Pre-heat the oven to 375 degrees.
Place the squash on a large baking sheet. Drizzle with 1½ teaspoons of olive oil and sprinkle with the ground cinnamon and a good pinch of kosher salt. Toss to combine, then arrange the squash in an even layer, making sure to leave a little bit of space between each cube. Roast for 25-30 minutes, stirring once halfway through the cooking time, until the squash is very tender. Remove from the oven and let cool slightly.
Meanwhile, prep the Brussels sprouts. Slice the sprouts in half lengthwise, and then slice them very thinly crosswise. Heat 1 teaspoon of olive oil in a medium skillet over medium-high heat. When the oil is hot and shimmering, add the sprouts in an even layer and cook, undisturbed, for 2-3 minutes so that they get a nice little char on the bottom. Add a pinch of salt and a little pepper (if you like) and cook for another 1-2 minutes, stirring periodically, just until tender. Stir in the lemon juice and cook for 1 minute more. Transfer the sprouts to a bowl and set aside.

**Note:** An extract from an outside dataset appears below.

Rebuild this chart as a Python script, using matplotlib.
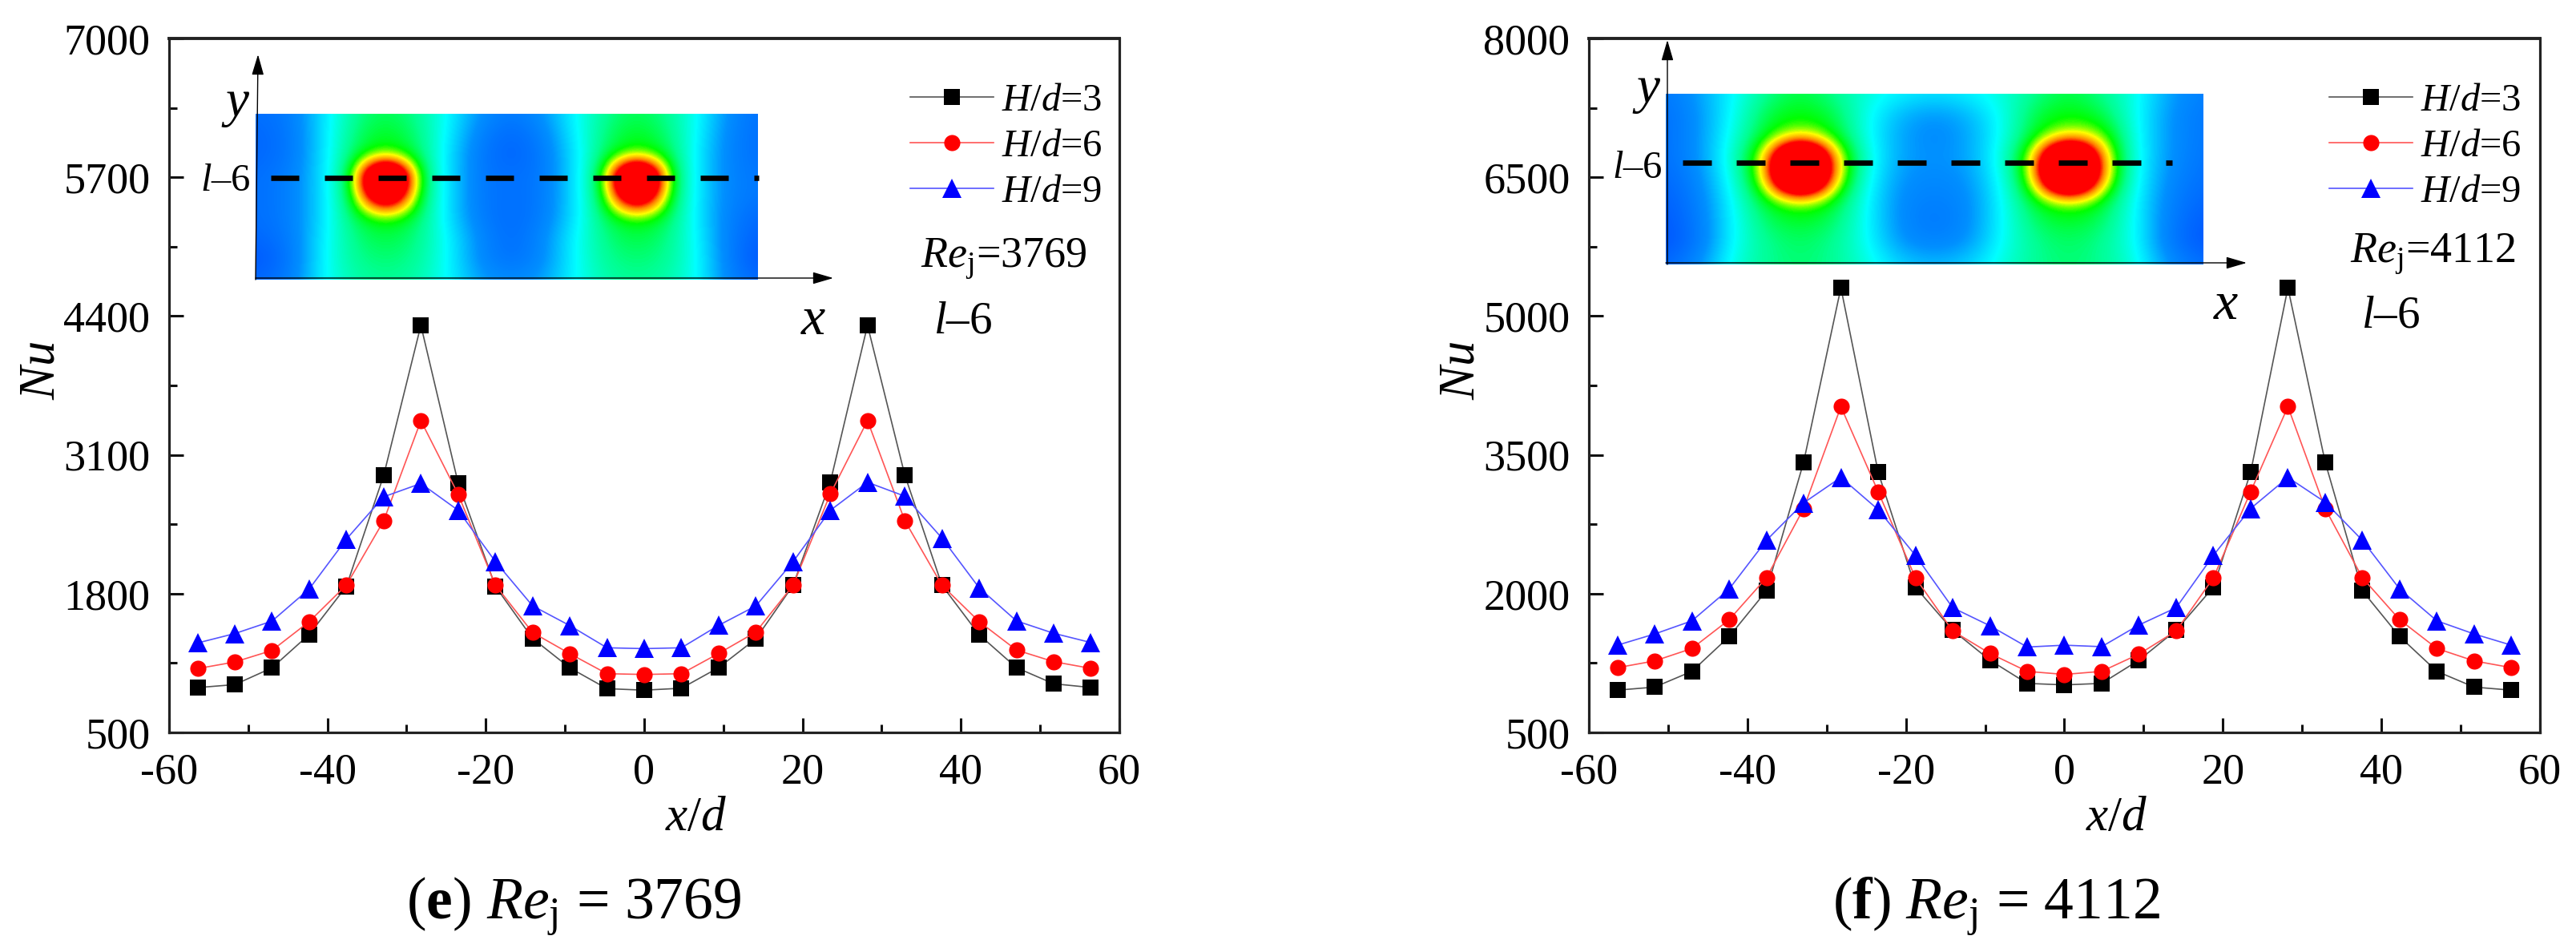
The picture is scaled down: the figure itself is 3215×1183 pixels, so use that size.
import numpy as np
import matplotlib as mpl
import matplotlib.pyplot as plt
from matplotlib.colors import LinearSegmentedColormap

mpl.rcParams['font.family'] = ['Liberation Serif', 'DejaVu Serif']
mpl.rcParams['mathtext.fontset'] = 'custom'
mpl.rcParams['mathtext.rm'] = 'Liberation Serif'
mpl.rcParams['mathtext.it'] = 'Liberation Serif:italic'
mpl.rcParams['mathtext.bf'] = 'Liberation Serif:bold'
mpl.rcParams['axes.unicode_minus'] = False

W, H = 3216, 1183

# data
x_d = [-56.4, -51.7, -47.0, -42.3, -37.6, -32.9, -28.2, -23.5, -18.8, -14.1, -9.4, -4.7, 0,
       4.7, 9.4, 14.1, 18.8, 23.5, 28.2, 32.9, 37.6, 42.3, 47.0, 51.7, 56.4]

nu_e_3 = [920, 948, 1105, 1418, 1869, 2907, 4313, 2837, 1869, 1381, 1105, 910, 896,
          914, 1107, 1377, 1878, 2843, 4313, 2913, 1878, 1415, 1107, 956, 921]
nu_e_6 = [1098, 1160, 1268, 1538, 1881, 2482, 3420, 2732, 1881, 1436, 1238, 1050, 1043,
          1050, 1240, 1440, 1878, 2734, 3421, 2485, 1878, 1538, 1272, 1163, 1100]
nu_e_9 = [1338, 1426, 1543, 1844, 2311, 2707, 2832, 2581, 2101, 1686, 1501, 1293, 1285,
          1293, 1503, 1685, 2099, 2580, 2843, 2713, 2320, 1854, 1545, 1429, 1342]

nu_f_3 = [957, 990, 1160, 1536, 2030, 3422, 5306, 3313, 2070, 1605, 1281, 1030, 1014,
          1030, 1281, 1605, 2070, 3313, 5306, 3422, 2030, 1536, 1160, 990, 957]
nu_f_6 = [1200, 1273, 1407, 1718, 2171, 2920, 4021, 3102, 2171, 1597, 1354, 1160, 1127,
          1160, 1346, 1597, 2171, 3102, 4021, 2920, 2171, 1718, 1407, 1273, 1200]
nu_f_9 = [1443, 1564, 1706, 2050, 2576, 2981, 3256, 2908, 2414, 1848, 1653, 1423, 1443,
          1427, 1661, 1848, 2414, 2920, 3256, 2989, 2576, 2050, 1706, 1564, 1443]

yticks_e = [500, 1800, 3100, 4400, 5700, 7000]
yticks_f = [500, 2000, 3500, 5000, 6500, 8000]
xticks = [-60, -40, -20, 0, 20, 40, 60]
xticklabels = ['-60', '-40', '-20', '0', '20', '40', '60']
labels = ['$H/d$=3', '$H/d$=6', '$H/d$=9']

# coarse colour levels of the two contour insets, top row first
heat_e = [
    [.12, .15, .30, .42, .46, .42, .33, .20, .14, .20, .33, .42, .46, .42, .33, .18, .12],
    [.10, .14, .30, .44, .49, .44, .32, .16, .10, .16, .32, .44, .49, .44, .32, .16, .12],
    [.10, .14, .30, .46, .53, .46, .30, .14, .09, .14, .30, .46, .53, .47, .30, .16, .12],
    [.12, .16, .30, .49, 1.35, .49, .30, .14, .12, .14, .30, .49, 1.35, .49, .30, .16, .14],
    [.12, .16, .30, .48, 1.05, .48, .30, .14, .12, .14, .30, .48, 1.05, .48, .30, .16, .14],
    [.12, .16, .30, .46, .51, .46, .30, .15, .11, .15, .30, .46, .51, .46, .30, .15, .10],
    [.10, .15, .32, .43, .47, .43, .33, .18, .11, .18, .33, .43, .47, .43, .32, .14, .08],
    [.06, .14, .33, .42, .44, .42, .33, .18, .12, .18, .33, .42, .44, .42, .33, .14, .05],
    [.10, .16, .33, .40, .42, .40, .33, .22, .18, .22, .33, .40, .42, .40, .33, .16, .10],
]
heat_f = [
    [.14, .22, .33, .42, .47, .42, .36, .32, .30, .32, .36, .42, .47, .42, .35, .22, .16],
    [.12, .20, .34, .47, .50, .47, .34, .24, .20, .24, .34, .47, .50, .47, .34, .20, .14],
    [.12, .20, .36, .49, .57, .50, .34, .22, .18, .22, .34, .49, .58, .55, .34, .20, .14],
    [.12, .20, .38, .58, 1.35, .62, .36, .22, .20, .22, .36, .58, 1.35, .62, .34, .20, .13],
    [.10, .18, .36, .57, 1.35, .60, .34, .20, .18, .20, .34, .57, 1.35, .60, .34, .18, .12],
    [.08, .16, .34, .49, .55, .49, .33, .18, .16, .18, .33, .49, .55, .49, .33, .16, .10],
    [.06, .15, .33, .45, .48, .45, .33, .18, .14, .18, .33, .45, .48, .45, .33, .15, .07],
    [.05, .14, .34, .42, .45, .42, .34, .20, .17, .20, .34, .42, .45, .42, .34, .14, .06],
    [.10, .20, .36, .42, .44, .42, .36, .28, .25, .28, .36, .42, .44, .42, .36, .20, .12],
]

jetish = LinearSegmentedColormap.from_list('jetish', [
    (0.0, '#0040ff'), (0.2, '#0090ff'), (0.33, '#00ffff'), (0.42, '#00ff90'),
    (0.5, '#00ff00'), (0.58, '#ffff00'), (0.66, '#ff8000'), (0.72, '#ff0000'), (1.0, '#ff0000')])


def box(left, top, right, bottom):
    return [left / W, 1 - bottom / H, (right - left) / W, (bottom - top) / H]


def draw_panel(left, right, yticks, series, legend_left):
    ax = fig.add_axes(box(left, 48, right, 914))
    colors = ['black', 'red', 'blue']
    line_colors = ['#555555', '#ff5555', '#5555ff']
    markers = ['s', 'o', '^']
    sizes = [14, 14.5, 17]
    for nu, c, lc, m, s, lab in zip(series, colors, line_colors, markers, sizes, labels):
        ax.plot(x_d, nu, color=lc, lw=1.2, marker=m, ms=s, mfc=c, mec=c, mew=0, label=lab)
    ax.set_xlim(-60, 60)
    ax.set_ylim(yticks[0], yticks[-1])
    ax.set_xticks(xticks)
    ax.set_xticklabels(xticklabels)
    ax.set_yticks(yticks)
    ax.set_xticks([-50, -30, -10, 10, 30, 50], minor=True)
    step = yticks[1] - yticks[0]
    ax.set_yticks([t + step / 2 for t in yticks[:-1]], minor=True)
    ax.tick_params(which='major', direction='in', length=13, width=2.2, labelsize=39,
                   top=False, right=False, color='#111111')
    ax.tick_params(which='minor', direction='in', length=7, width=2.2,
                   top=False, right=False, color='#111111')
    ax.tick_params(axis='x', which='major', pad=18)
    ax.tick_params(axis='y', which='major', pad=17)
    for sp in ax.spines.values():
        sp.set_linewidth(2.3)
        sp.set_color('#222222')
    ax.spines['top'].set_linewidth(2.8)
    ax.patch.set_alpha(0)
    # legend, anchored in pixels
    anchor = ((legend_left - left) / (right - left), 1 - (104 - 48) / (914 - 48))
    ax.legend(loc='upper left', bbox_to_anchor=anchor, frameon=False, fontsize=35,
              borderpad=0, borderaxespad=0, handlelength=2.13, handletextpad=0.22,
              labelspacing=0.27)
    return ax


def draw_inset(heat, left, top, right, bottom, shift=0):
    a = fig.add_axes(box(left, top, right, bottom))
    a.imshow(heat, cmap=jetish, vmin=0, vmax=1, aspect='auto', interpolation='bicubic')
    # cell centres run edge to edge
    a.set_xlim(shift, 16 + shift)
    a.set_ylim(8, 0)
    a.axis('off')


fig = plt.figure(figsize=(W / 100, H / 100), dpi=100)

draw_panel(211, 1397, yticks_e, [nu_e_3, nu_e_6, nu_e_9], 1136)
draw_panel(1983, 3170, yticks_f, [nu_f_3, nu_f_6, nu_f_9], 2907)

draw_inset(heat_e, 319, 142, 946, 349, shift=-0.15)
draw_inset(heat_f, 2079, 117, 2750, 330)

# everything else is placed in picture pixels
ann = fig.add_axes([0, 0, 1, 1])
ann.set_xlim(0, W)
ann.set_ylim(H, 0)
ann.axis('off')

# section lines
ann.plot([338, 947], [222, 222], color='black', lw=4.8, ls=(0, (35 / 4.8 / (100 / 72), 32 / 4.8 / (100 / 72))))
ann.plot([2100, 2711], [203, 203], color='black', lw=4.8, ls=(0, (36 / 4.8 / (100 / 72), 31 / 4.8 / (100 / 72))))

# inset axes arrows
arrow = dict(arrowstyle='-|>,head_length=0.72,head_width=0.21', color='black', lw=1.0,
             shrinkA=0, shrinkB=0, mutation_scale=22)
ann.annotate('', xy=(322, 68), xytext=(319, 349), arrowprops=arrow)
ann.annotate('', xy=(1040, 347), xytext=(319, 347), arrowprops=arrow)
ann.annotate('', xy=(2081, 50), xytext=(2081, 330), arrowprops=arrow)
ann.annotate('', xy=(2804, 328), xytext=(2079, 328), arrowprops=arrow)


def t(x, y, s, size, **kw):
    ann.text(x, y, s, fontsize=size, va='baseline', **kw)


section = '$l$\u2013$\\mathit{6}$'

# panel e text
t(68, 462, '$Nu$', 45, rotation=90, ha='center', rotation_mode='anchor')
t(869, 1036, '$x/d$', 44, ha='center')
t(276, 145, '$y$', 47)
t(250, 238, section, 35)
t(999, 417, '$x$', 49)
t(1149, 333, '$Re_{\\mathrm{j}}$=3769', 39)
t(1165, 415, section, 41)
t(925, 1146, '($\\mathbf{e}$) $Re_{\\mathrm{j}}$ = 3769', 53, ha='right')

# panel f text
t(1840, 462, '$Nu$', 45, rotation=90, ha='center', rotation_mode='anchor')
t(2642, 1036, '$x/d$', 44, ha='center')
t(2037, 128, '$y$', 47)
t(2012, 222, section, 35)
t(2762, 398, '$x$', 49)
t(2933, 327, '$Re_{\\mathrm{j}}$=4112', 39)
t(2947, 408, section, 41)
t(2696, 1146, '($\\mathbf{f}$) $Re_{\\mathrm{j}}$ = 4112', 53, ha='right')

fig.savefig('out.png', dpi=100)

Next, prep the crostini. Pre-heat the broiler on high. Arrange the baguette slices on a large baking sheet. Lightly brush both sides of each slice with the remaining 2 tablespoons of olive oil and sprinkle with a little salt. Place the bread under the broiler for 1-2 minutes on each side until lightly brown. (Pay close attention here, it is scarily easy to burn crostini.) Remove from the broiler and briefly set aside.
Transfer the cooked squash to the bowl of a food processor (or high-speed blender). Add the ricotta and process until very smooth. Taste and season with salt and pepper. (You can also add a ¼ teaspoon pure maple syrup here if you have a sweet tooth.)
Time to assemble the crostini! Spread each crostini with a generous dollop of butternut squash puree, then top with some shaved Brussels sprouts and a few pomegranate arils. Transfer to a serving plate or platter and serve.